■ **Data**
----------

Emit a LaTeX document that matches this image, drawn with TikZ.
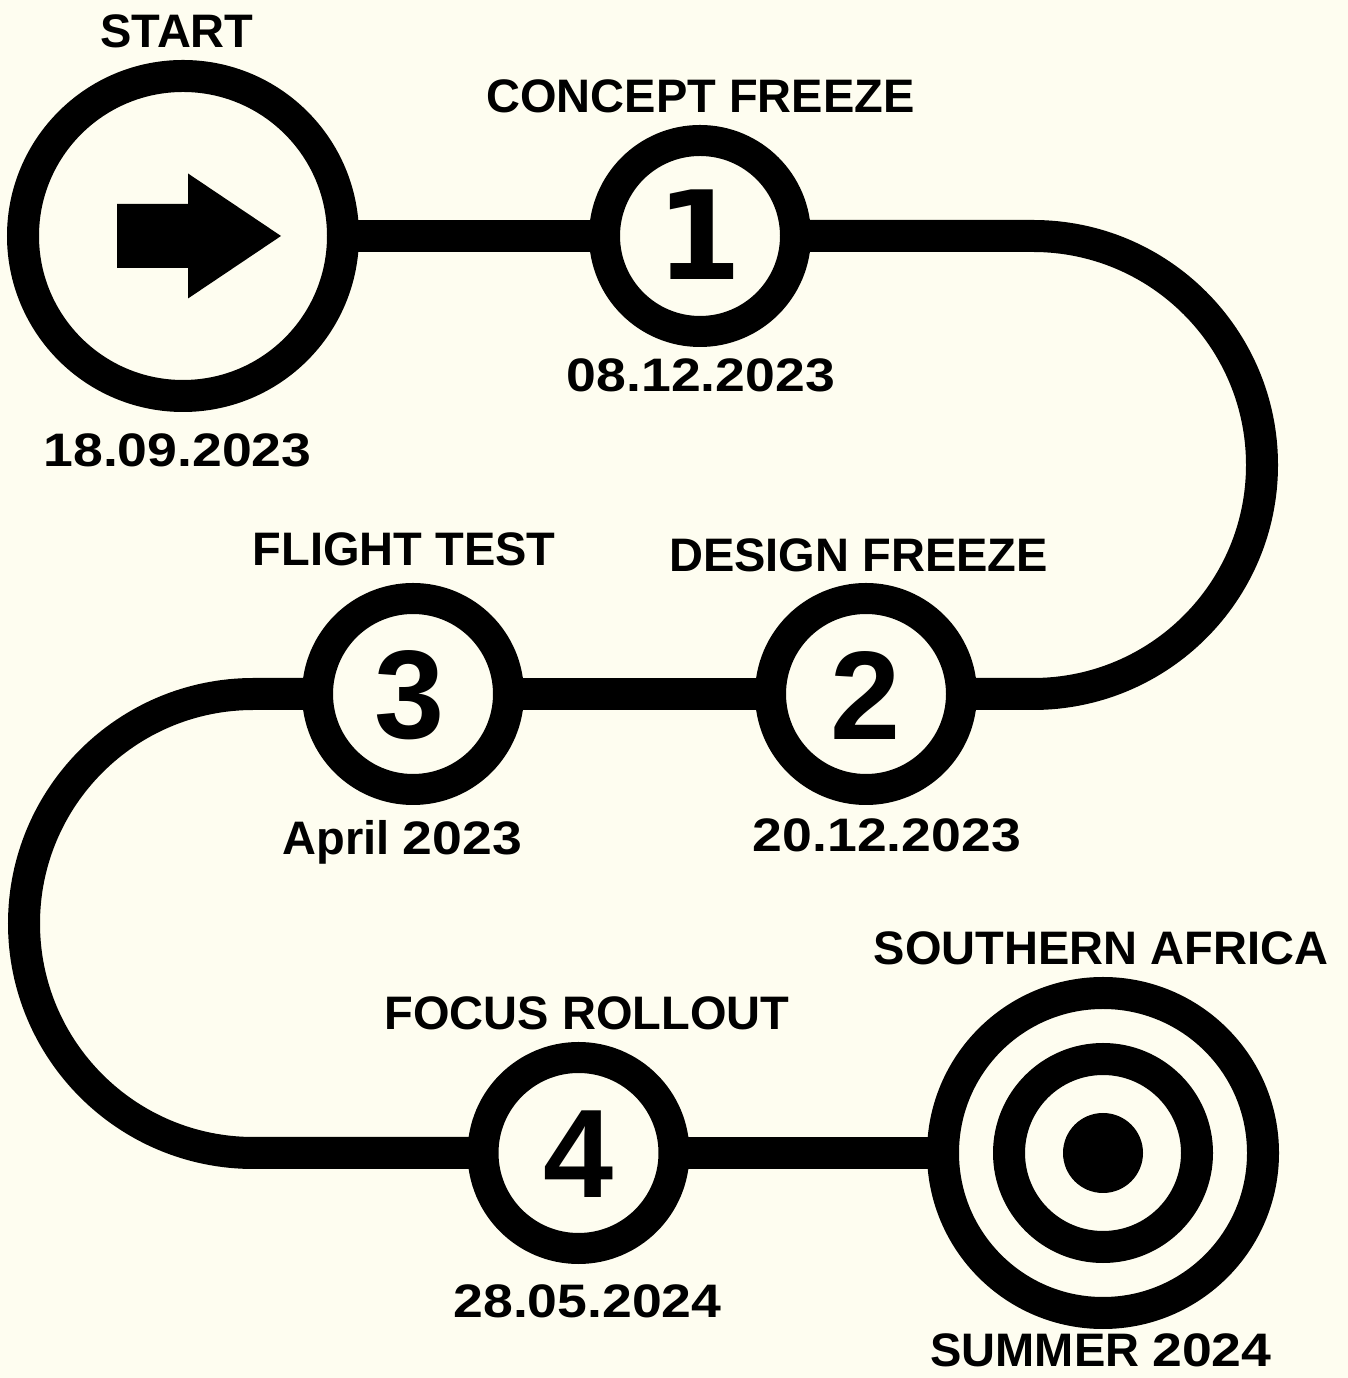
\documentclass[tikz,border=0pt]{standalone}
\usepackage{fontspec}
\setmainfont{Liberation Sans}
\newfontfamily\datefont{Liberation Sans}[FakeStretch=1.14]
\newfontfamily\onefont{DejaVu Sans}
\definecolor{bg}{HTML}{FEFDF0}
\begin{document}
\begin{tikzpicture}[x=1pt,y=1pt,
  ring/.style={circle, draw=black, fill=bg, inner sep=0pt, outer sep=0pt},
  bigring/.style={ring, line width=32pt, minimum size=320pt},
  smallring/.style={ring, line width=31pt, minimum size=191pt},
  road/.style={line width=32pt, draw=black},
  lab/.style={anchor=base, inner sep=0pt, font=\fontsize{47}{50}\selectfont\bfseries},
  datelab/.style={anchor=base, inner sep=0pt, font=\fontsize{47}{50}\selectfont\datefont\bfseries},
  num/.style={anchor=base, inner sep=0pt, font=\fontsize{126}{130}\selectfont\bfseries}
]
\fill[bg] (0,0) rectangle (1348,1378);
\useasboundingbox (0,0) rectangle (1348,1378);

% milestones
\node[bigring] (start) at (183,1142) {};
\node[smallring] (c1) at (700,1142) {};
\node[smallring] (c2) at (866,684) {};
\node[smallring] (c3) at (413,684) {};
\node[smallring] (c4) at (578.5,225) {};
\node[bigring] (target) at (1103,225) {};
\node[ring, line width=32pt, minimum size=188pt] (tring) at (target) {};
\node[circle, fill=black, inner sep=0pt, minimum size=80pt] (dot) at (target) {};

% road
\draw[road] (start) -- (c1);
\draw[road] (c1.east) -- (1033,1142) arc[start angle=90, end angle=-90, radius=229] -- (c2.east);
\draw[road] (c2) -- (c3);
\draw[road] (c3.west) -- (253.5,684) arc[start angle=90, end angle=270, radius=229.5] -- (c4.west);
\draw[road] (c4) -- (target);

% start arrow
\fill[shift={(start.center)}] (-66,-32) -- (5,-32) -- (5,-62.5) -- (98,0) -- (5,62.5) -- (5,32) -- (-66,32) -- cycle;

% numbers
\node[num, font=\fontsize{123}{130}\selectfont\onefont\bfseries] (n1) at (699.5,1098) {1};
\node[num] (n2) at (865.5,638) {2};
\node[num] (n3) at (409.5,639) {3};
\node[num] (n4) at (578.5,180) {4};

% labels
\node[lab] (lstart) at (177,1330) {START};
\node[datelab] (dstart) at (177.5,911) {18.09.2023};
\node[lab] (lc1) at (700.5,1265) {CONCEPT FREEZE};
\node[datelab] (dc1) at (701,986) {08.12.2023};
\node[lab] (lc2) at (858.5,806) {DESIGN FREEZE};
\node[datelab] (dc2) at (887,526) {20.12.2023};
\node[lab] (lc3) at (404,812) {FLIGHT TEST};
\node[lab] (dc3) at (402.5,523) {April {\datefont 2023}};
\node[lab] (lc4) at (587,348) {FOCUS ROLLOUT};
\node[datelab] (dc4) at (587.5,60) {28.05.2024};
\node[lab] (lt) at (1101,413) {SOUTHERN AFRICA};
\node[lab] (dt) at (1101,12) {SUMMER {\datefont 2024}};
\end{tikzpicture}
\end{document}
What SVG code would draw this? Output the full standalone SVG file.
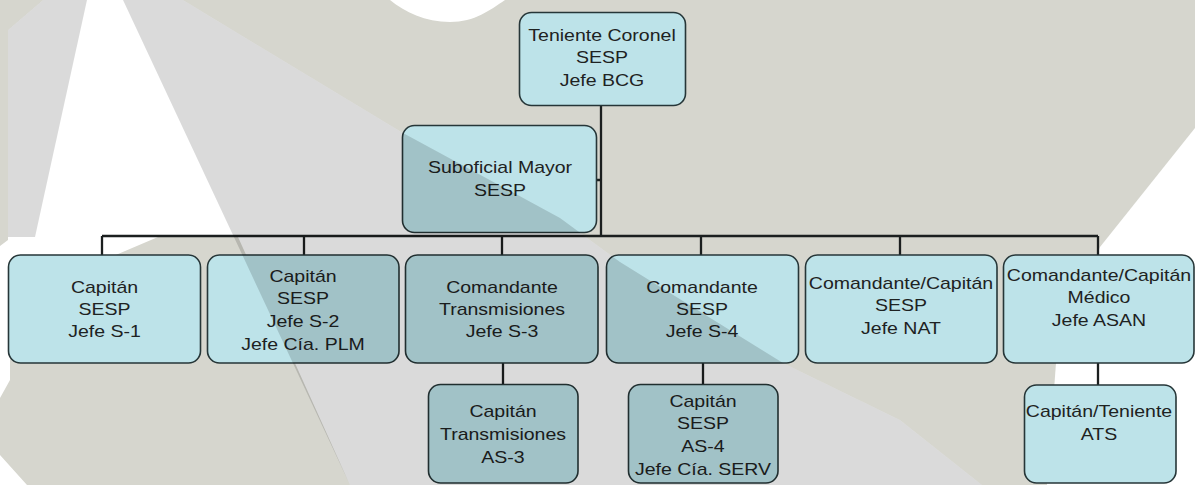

----------

■ **Task prompt**
Find the word "standalone" in the records and pull out each line that has it.

■ **Solution to the exercise**
\documentclass[tikz,border=0pt]{standalone}
What SVG code would draw this? Output the full standalone SVG file.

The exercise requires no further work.